Section titled “When to use this vs. cloud-first topologies”
Use Topology 2.5 when…Use Topology 3/4 when…
You already run VMs (Hetzner, OVH, on-prem, air-gapped)You’re already on Cloudflare or AWS and want managed primitives
You need >100 GB catalog or >1 TB/day throughput cheaplyYou want zero-ops cron + workflow orchestration
You’re in a regulated/sovereign environment that can’t use Cloudflare/AWSYou want sub-100ms cold start on infrequent pipelines
You want one operational model from laptop → 50-node clusterYou want per-invocation pricing

This topology explicitly does not require Kubernetes. The M3 Helm chart wraps the same binary + config for teams that already run K8s — it’s a convenience, not the canonical deploy path.

Topology 5 — fractalbox-hosted SaaS control plane (M3)

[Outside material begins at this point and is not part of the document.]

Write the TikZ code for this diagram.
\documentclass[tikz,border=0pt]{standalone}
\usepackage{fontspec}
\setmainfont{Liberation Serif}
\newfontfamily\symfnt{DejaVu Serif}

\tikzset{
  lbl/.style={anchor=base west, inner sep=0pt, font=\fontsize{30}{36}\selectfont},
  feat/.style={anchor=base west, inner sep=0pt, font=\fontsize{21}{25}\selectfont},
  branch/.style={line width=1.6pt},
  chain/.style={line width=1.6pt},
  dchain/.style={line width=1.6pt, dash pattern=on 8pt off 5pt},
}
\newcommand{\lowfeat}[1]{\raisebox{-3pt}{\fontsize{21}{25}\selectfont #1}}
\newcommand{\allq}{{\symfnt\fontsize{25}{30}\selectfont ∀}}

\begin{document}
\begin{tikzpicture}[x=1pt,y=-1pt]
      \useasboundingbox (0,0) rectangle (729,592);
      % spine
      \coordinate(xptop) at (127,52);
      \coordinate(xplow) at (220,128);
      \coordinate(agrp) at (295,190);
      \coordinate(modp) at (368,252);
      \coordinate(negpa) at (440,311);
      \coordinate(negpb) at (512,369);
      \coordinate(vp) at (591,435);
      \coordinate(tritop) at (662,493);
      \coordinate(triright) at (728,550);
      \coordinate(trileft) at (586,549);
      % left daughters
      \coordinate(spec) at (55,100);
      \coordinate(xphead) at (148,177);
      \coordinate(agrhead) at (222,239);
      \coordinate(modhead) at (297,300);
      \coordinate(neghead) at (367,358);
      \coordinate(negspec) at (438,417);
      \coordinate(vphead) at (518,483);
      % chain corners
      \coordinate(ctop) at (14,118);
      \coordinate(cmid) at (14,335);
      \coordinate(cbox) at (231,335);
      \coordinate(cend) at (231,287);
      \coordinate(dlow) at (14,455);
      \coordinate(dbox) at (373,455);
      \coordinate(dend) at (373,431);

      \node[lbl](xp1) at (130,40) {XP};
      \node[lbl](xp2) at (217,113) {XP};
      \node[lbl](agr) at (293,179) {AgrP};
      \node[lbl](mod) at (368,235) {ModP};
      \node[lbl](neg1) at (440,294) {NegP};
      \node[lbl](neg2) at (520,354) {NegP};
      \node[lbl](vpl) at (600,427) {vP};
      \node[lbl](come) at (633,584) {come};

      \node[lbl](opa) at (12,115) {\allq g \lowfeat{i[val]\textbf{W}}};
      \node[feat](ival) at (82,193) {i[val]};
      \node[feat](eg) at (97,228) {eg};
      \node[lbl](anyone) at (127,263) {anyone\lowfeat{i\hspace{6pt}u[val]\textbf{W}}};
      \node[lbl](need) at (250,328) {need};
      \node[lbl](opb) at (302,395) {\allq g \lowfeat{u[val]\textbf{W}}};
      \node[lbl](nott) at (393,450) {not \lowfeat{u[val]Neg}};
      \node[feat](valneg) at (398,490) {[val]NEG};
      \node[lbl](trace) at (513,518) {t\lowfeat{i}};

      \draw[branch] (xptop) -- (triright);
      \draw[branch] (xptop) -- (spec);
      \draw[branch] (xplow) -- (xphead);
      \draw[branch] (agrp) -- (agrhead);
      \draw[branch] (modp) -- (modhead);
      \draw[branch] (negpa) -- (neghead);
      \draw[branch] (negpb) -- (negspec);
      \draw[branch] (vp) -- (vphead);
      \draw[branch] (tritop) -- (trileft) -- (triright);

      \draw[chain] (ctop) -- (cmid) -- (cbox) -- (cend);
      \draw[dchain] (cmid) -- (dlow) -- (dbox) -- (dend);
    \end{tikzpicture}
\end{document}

Section titled “Topology 5 — fractalbox-hosted SaaS control plane (M3)”

A multi-tenant managed instance of the M1 Topology 0 — Team mode control plane, operated by fractalbox at app.hakiri.dev. Sits on the same CF Workers + Durable Object + R2 primitives, but extends with:

  • Multi-tenant team / membership state
  • Centralized OAuth IdP integration and SSO
  • A commercial onboarding flow (pricing, billing, support tiers)
  • SOC 2 + compliance attestation scope (see 11-compliance.md)
  • Run-history retention beyond what’s economical to bundle in a single-tenant deploy

This is opt-in and OSS (no closed-source upsell). The data plane never leaves the customer’s environment — the hosted SaaS holds metadata only: team membership, manifest snapshots, audit log, capability-token issuance state.

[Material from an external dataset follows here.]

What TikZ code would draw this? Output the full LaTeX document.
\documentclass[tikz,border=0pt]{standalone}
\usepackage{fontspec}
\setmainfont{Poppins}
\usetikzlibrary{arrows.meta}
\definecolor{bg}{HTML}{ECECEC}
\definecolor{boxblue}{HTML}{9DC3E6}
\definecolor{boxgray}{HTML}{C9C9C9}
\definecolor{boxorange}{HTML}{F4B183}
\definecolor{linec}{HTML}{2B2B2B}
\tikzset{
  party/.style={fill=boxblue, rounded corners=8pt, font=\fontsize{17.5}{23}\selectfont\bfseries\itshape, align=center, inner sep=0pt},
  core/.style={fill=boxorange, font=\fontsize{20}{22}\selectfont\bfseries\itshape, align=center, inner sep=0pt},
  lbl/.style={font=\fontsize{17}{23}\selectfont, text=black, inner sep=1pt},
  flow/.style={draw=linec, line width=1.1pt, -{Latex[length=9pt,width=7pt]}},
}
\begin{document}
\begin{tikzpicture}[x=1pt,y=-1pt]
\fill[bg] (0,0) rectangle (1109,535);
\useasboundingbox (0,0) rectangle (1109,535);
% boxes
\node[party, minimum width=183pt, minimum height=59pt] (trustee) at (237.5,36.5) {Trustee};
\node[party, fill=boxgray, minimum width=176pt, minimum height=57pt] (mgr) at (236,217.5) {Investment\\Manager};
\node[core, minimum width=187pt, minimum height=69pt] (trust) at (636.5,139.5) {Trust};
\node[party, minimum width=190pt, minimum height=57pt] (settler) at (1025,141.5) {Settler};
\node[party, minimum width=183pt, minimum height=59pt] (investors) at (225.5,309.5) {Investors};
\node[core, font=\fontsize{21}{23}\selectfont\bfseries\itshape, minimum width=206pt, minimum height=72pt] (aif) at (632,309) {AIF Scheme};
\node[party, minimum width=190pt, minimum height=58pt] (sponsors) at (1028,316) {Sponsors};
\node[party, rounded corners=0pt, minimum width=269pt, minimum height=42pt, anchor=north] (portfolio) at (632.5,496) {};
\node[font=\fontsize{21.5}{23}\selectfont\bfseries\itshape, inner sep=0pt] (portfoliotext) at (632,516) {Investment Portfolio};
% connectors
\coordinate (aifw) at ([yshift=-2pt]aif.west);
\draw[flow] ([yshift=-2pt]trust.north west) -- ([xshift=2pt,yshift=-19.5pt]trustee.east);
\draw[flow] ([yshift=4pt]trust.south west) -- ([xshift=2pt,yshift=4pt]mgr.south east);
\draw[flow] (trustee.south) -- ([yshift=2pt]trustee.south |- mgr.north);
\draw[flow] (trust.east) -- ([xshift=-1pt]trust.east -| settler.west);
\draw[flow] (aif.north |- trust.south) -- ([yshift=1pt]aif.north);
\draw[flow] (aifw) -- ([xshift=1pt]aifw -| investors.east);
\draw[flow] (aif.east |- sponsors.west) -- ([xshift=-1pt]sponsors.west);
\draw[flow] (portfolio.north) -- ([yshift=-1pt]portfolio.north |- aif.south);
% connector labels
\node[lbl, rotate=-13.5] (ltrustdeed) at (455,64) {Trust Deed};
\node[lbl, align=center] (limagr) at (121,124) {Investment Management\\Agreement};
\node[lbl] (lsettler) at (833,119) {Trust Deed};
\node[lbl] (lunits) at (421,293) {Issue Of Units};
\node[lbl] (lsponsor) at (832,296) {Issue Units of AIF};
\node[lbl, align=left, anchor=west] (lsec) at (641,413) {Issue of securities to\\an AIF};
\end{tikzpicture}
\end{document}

Customers can migrate between fractalbox-hosted, self-deployed CF, and self-hosted Rust (hakiri-control) with a one-command export.

Distribution: the fractalbox-hosted instance + a helm install hakiri-control chart for self-hosting variants that want Kubernetes-shaped operations.

TopologyWhere secrets live
Local CLIOS keychain via the keyring crate; .env fallback for dev
DaemonSame, or HAKIRI_SECRETS_BACKEND=vault|aws-secrets|gcp-sm
Workflows stepCloudflare Workers Secrets, surfaced as env to the container
LambdaAWS Secrets Manager; the binary fetches at start, caches in memory
Fargate / EC2Secrets Manager or Parameter Store via instance role

Connectors never see raw secrets — they receive a token reference (secret://github-token) and the host injects the value across the WASM boundary at call time. This is the same pattern as Cloudflare Workers’ secrets binding.

  • All deployments export OTel traces + metrics to an OTLP endpoint (env: OTEL_EXPORTER_OTLP_ENDPOINT)
  • Default sink: stdout JSON (so Cloud Run / Fargate / Lambda capture it natively)
  • Optional: send to SigNoz, Honeycomb, Tempo, Grafana Cloud
  • D1 as the catalog for Workers-native deployments. D1 is SQLite-compatible enough that a thin shim should work. Worth a prototype before committing.
  • Cold-start budget for Lambda. With cargo-lambda’s tier-zero binaries we should be well under 200ms. Validate with a soak test.
  • Multi-region sync. R2 is single-region with global read; for true multi-region writers we’d need active-active sync conflict handling beyond LWW. Defer to v2.